Patience and attention to detail are among the many things Fraley says she learned from Hubert Germain-Robin and are what she teaches to those she mentors now.

 

“Sometimes you need to slow maturation down a little bit or speed things up a little bit if it’s stalled, really being conscientious of what kind of cooperage you choose. And if you’re making a bourbon, for instance, obviously, you’re locked into using one type of new charred oak container. I like a yard-seasoned cask for at least maybe about 18 months to 24 months. It’s just all of the attention to detail. When you’re working for distilleries and you don’t own the distillery, you’re often fighting between when they want to release and when you think it ought to be released. So it’s trying to instil that patience in them as well to do things right.”

 

One of the most notable contributions Fraley has made to the American whiskey landscape is in this close attention to maturation. When she began this journey nearly 20 years ago, the number of distilleries in the country was still in double digits compared to today’s 3400-plus. The data on maturation was practically nonexistent outside of Kentucky, and some of those early distillers, who were choosing their methods based on what worked in Kentucky, made some significant errors. At Wyoming Whiskey the first barrels went into a heat-cycled warehouse with a 110 entry proof. Because of the arid climate, much of the whiskey was evaporating rapidly, and the whiskey left had an imbalance of water-soluble to alcohol-soluble wood characteristics. Fraley advised them to raise the barrel entry proof after they’d already figured out that heat cycling didn’t work in their climate and worked on their blending for a decade.

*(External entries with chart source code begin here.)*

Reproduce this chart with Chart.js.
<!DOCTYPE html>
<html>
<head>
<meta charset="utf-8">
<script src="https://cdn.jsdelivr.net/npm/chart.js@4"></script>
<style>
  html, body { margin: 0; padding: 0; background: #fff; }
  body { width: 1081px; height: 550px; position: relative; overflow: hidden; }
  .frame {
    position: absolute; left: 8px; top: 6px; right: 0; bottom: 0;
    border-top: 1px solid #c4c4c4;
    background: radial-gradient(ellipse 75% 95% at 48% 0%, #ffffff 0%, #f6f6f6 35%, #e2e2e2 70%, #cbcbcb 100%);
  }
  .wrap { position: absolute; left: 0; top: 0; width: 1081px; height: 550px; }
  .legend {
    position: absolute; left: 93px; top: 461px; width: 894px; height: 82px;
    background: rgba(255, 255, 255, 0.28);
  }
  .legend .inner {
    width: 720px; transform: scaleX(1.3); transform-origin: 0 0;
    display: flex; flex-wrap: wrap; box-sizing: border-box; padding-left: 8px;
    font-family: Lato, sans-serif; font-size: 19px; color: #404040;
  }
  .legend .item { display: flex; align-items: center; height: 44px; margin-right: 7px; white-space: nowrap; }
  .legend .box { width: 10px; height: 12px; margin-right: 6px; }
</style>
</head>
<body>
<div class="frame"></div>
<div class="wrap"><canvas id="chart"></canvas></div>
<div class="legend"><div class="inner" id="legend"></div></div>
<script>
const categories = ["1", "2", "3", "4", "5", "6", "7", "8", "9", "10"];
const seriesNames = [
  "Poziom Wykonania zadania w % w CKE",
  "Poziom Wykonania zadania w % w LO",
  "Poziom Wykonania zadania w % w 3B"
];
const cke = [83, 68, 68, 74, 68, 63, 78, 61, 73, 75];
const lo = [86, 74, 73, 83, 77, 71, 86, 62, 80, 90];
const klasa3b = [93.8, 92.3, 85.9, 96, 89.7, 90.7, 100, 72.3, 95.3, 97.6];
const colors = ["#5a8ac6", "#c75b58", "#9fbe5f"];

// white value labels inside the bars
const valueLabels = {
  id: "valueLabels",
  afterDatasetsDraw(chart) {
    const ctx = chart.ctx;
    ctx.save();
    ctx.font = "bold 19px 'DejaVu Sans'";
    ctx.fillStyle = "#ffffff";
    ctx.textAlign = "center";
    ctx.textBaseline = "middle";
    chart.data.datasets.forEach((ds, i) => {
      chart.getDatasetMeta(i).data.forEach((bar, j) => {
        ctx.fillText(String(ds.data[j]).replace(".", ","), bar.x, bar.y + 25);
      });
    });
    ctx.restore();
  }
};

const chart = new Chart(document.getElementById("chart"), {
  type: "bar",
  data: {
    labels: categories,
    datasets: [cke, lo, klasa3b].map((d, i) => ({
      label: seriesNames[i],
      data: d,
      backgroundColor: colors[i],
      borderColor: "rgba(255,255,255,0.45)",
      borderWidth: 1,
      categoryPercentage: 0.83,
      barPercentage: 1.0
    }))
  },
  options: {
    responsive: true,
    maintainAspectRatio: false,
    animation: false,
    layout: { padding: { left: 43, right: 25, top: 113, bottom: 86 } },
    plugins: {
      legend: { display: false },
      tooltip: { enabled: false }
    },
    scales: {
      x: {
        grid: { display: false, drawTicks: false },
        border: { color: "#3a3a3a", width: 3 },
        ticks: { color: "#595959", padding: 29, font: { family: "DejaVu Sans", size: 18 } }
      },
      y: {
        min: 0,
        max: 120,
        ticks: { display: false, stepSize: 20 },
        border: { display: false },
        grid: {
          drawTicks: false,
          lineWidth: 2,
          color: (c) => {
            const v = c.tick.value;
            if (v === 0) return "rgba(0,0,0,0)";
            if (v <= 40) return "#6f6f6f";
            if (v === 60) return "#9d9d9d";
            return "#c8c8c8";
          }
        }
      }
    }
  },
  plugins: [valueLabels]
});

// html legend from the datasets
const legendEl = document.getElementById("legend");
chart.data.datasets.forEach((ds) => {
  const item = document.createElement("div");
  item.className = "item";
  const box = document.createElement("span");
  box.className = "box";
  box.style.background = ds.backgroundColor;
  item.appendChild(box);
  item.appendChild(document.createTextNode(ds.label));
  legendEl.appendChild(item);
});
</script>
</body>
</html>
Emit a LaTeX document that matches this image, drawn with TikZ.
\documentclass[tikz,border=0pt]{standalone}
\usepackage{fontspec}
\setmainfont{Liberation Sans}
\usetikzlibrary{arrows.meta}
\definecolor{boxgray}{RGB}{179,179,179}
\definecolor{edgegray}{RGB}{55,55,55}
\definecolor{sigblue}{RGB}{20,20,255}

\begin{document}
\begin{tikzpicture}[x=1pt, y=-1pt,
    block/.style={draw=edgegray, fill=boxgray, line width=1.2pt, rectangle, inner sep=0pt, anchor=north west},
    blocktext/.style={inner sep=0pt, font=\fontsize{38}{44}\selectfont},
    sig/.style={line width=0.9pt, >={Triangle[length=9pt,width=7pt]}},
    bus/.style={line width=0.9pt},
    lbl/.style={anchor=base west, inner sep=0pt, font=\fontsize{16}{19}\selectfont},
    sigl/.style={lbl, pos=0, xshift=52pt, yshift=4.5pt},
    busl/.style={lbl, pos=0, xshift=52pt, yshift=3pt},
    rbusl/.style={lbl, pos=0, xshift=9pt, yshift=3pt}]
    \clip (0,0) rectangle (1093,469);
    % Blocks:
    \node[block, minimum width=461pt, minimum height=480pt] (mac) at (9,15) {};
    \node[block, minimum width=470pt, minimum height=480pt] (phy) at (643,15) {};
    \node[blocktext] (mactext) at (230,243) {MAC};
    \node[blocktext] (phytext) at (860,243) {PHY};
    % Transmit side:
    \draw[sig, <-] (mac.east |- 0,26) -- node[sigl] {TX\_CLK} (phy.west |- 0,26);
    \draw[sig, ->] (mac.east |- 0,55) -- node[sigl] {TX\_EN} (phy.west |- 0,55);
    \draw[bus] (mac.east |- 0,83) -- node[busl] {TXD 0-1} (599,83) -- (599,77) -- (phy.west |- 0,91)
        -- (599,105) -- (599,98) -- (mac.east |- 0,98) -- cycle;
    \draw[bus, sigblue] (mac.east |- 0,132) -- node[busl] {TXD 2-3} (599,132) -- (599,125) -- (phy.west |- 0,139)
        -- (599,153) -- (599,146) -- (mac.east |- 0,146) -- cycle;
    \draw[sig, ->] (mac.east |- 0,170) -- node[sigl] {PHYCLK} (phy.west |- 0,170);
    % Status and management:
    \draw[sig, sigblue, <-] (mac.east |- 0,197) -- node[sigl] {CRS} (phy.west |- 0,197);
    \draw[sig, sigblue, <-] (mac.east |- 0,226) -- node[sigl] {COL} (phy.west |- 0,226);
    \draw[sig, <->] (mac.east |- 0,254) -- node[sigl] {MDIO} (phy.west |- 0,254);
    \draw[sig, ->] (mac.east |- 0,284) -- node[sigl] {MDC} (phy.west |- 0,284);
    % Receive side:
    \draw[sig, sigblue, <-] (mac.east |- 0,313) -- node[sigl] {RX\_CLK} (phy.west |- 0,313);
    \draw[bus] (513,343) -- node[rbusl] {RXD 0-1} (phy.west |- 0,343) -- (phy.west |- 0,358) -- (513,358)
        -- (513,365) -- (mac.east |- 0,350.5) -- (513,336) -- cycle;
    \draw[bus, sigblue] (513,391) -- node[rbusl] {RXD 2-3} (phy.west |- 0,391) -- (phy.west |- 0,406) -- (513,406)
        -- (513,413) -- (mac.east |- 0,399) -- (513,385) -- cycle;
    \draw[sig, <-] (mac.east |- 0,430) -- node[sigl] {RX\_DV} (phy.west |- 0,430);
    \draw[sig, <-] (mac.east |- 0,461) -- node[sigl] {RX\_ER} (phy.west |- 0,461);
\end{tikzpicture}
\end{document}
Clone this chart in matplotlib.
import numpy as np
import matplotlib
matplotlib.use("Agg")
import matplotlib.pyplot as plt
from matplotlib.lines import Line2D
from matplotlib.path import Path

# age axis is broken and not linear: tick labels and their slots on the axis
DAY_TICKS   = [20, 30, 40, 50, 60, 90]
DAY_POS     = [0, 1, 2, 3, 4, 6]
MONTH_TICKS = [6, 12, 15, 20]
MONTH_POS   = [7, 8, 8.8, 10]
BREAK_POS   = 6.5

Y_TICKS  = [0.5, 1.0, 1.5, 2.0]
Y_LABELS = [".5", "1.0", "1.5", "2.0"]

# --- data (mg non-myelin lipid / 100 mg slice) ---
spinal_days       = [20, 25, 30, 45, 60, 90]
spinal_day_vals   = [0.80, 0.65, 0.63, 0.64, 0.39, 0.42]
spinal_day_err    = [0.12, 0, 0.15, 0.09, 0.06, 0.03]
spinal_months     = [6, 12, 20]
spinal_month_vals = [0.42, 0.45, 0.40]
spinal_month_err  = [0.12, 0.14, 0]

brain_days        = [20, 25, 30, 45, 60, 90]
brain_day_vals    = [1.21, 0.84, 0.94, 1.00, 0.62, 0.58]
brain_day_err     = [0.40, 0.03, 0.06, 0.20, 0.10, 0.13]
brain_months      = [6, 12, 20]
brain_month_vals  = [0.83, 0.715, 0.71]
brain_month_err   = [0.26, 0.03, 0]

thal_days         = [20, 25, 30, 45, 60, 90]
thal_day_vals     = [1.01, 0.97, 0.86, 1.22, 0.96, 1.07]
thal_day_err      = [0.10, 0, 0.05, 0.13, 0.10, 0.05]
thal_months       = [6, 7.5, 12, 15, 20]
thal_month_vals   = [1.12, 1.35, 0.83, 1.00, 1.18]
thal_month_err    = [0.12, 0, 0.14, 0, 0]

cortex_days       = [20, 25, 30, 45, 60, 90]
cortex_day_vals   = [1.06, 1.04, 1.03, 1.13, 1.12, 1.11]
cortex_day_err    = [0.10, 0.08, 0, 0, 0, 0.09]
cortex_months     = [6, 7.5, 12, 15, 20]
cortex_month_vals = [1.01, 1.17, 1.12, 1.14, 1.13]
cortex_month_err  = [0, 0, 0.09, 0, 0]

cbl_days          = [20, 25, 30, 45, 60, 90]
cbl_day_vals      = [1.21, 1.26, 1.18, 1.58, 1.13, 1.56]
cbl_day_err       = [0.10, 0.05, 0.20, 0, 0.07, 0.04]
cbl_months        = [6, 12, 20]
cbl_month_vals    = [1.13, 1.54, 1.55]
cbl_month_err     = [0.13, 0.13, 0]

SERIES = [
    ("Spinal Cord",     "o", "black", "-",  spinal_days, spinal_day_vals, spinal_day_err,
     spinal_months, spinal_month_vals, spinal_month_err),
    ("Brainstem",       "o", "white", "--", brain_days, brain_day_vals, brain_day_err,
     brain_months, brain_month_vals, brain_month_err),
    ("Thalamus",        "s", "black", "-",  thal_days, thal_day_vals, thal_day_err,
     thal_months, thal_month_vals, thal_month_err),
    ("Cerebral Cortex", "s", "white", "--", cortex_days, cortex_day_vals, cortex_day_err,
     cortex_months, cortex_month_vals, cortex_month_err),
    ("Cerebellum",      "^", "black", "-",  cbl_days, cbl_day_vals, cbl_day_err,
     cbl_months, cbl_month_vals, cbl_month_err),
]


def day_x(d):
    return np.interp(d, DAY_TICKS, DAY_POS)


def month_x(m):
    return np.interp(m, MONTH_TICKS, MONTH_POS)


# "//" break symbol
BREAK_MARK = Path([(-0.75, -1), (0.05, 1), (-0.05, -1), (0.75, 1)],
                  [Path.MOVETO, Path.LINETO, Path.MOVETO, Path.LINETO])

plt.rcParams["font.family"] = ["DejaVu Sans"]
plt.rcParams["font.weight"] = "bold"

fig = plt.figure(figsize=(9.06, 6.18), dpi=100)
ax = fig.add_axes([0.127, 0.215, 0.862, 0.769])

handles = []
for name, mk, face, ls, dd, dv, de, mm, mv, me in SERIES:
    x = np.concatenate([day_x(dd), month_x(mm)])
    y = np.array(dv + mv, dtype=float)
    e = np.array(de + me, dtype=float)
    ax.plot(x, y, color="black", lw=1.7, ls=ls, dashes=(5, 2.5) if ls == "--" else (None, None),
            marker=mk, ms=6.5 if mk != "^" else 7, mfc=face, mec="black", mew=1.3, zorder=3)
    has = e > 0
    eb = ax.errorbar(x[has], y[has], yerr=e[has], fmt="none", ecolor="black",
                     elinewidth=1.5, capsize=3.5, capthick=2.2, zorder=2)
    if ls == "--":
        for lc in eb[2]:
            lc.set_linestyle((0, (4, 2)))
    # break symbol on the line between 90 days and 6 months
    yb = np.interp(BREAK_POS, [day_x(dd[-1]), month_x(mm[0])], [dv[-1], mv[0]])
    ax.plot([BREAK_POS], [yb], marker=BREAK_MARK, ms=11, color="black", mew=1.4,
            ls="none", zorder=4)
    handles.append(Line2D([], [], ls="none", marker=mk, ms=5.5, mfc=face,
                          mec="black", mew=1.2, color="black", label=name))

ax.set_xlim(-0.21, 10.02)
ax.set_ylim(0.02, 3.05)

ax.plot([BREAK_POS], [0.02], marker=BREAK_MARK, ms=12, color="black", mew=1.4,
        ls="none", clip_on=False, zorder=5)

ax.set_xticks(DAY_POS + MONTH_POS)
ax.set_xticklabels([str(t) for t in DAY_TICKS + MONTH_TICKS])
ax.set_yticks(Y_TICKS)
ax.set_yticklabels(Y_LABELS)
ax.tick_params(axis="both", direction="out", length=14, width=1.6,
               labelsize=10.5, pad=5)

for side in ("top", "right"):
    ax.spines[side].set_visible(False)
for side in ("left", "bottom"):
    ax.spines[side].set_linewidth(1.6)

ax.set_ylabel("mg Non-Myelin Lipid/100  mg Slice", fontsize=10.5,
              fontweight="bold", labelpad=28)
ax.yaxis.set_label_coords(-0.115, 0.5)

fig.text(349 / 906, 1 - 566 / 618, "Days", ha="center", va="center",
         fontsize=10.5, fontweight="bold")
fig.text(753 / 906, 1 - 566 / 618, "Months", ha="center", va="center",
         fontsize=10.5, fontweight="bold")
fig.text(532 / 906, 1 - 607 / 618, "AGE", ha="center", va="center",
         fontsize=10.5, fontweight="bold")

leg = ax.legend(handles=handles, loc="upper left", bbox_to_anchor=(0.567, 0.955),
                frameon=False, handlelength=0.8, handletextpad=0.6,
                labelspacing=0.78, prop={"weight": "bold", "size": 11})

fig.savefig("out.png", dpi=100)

“The 110 entry proof was too low in Wyoming,” Fraley says. “We just weren’t getting enough of the alcohol solubles from the oak. To make that environmental adjustment, I changed it from 110 to 114, and it made a huge difference in being able to pull out a little bit more alcohol-soluble notes, but not too much the way you might do for a rye-recipe bourbon that might need a higher entry proof. Wyoming Whiskey where I came in after they had gotten started, there were certain practices I stopped like barrel rotation in order to be able to get more uniqueness out of the whiskeys. My time there was to really learn how bourbon matured best in a cold and arid environment.

 

“And maturation at that elevation, too, could be very slow, whereas I find when I was consulting for Ironroot Republic, and I’ve been working with Still Austin since December 2013 before they ever distilled a drop, what we’re finding there in Texas is the very opposite for our long-term maturation programme. The barrels we want to get to five, six, seven, 10, 12 Years Old, we’re really trying to retard maturation to slow things down and trying to figure out how to do that. That’s been a big thing, too, because I don’t want to impugn any Texas whiskeys, but we’ve all heard of the Texas funk, I guess, where things mature way too fast. So my goal has been to just not have that be so much of an element and to actually slow maturation down. We can use slow water reduction in the barrels for that, and going in at lower entry proofs and such.

 

“You really have to adjust for climate. You know I find Wisconsin, for example, with J Henry & Sons, it has cold winters, but it has a lot more humidity than Wyoming. That part of Texas, where Still Austin is, is hot and humid. So you have to understand how the basics work and look at a Kentucky model and understand basically how things work for it and then make the adjustments for your particular environment. And that, to me, is a big part of the élevage, too, being able to adjust for that and to really know your terroir, whether it’s arid and hot, arid and cold, hot and humid, cold and humid, whatever.”

Fraley has been teaching blending classes for 15 years through the American Distilling Institute, where she is the director of research. Between her classes and her consulting clients, she is directly or indirectly responsible for dozens of award-winning spirits.

 

“There are people that I haven’t directly worked with, but that have taken on these practices,” says Fraley. “An assistant distiller from Old Elk took a class with me and then went back and taught slow water reduction to Greg Metz. That’s a good case of someone that I didn’t actually work with personally, but who took the class. The distilleries I’ve really been actively working with have been J Henry & Sons since 2013, Still Austin, again, I started working with them in December of 2013, Joseph Magnus, I started in early 2014, So this will make 11 years with them. Wyoming Whiskey, October of 2014 until 2023. Ironroot Republic, I helped them get on their way. Robert Likarish had taken a class with Hubert and I was co-teaching that class. And the two of us just really hit it off.”

 

Fraley also lists clients from New Orleans, Haiti, Belize, New England, Israel, and she also works as a mentor to many people in the industry.

 

“I’ve actively taken on some mentees that I find really talented,” Fraley says. “Last April, I took them on a trip to France. I’ve found certain people that I find are really talented, and I’ve taken them under my wing, and we’ve started our own philosophical school, if you will. I’m encouraging them to go out and find their own mentees as well and to share these old Cognac traditions. I feel like I’m a steward of it and I’m just passing it along.”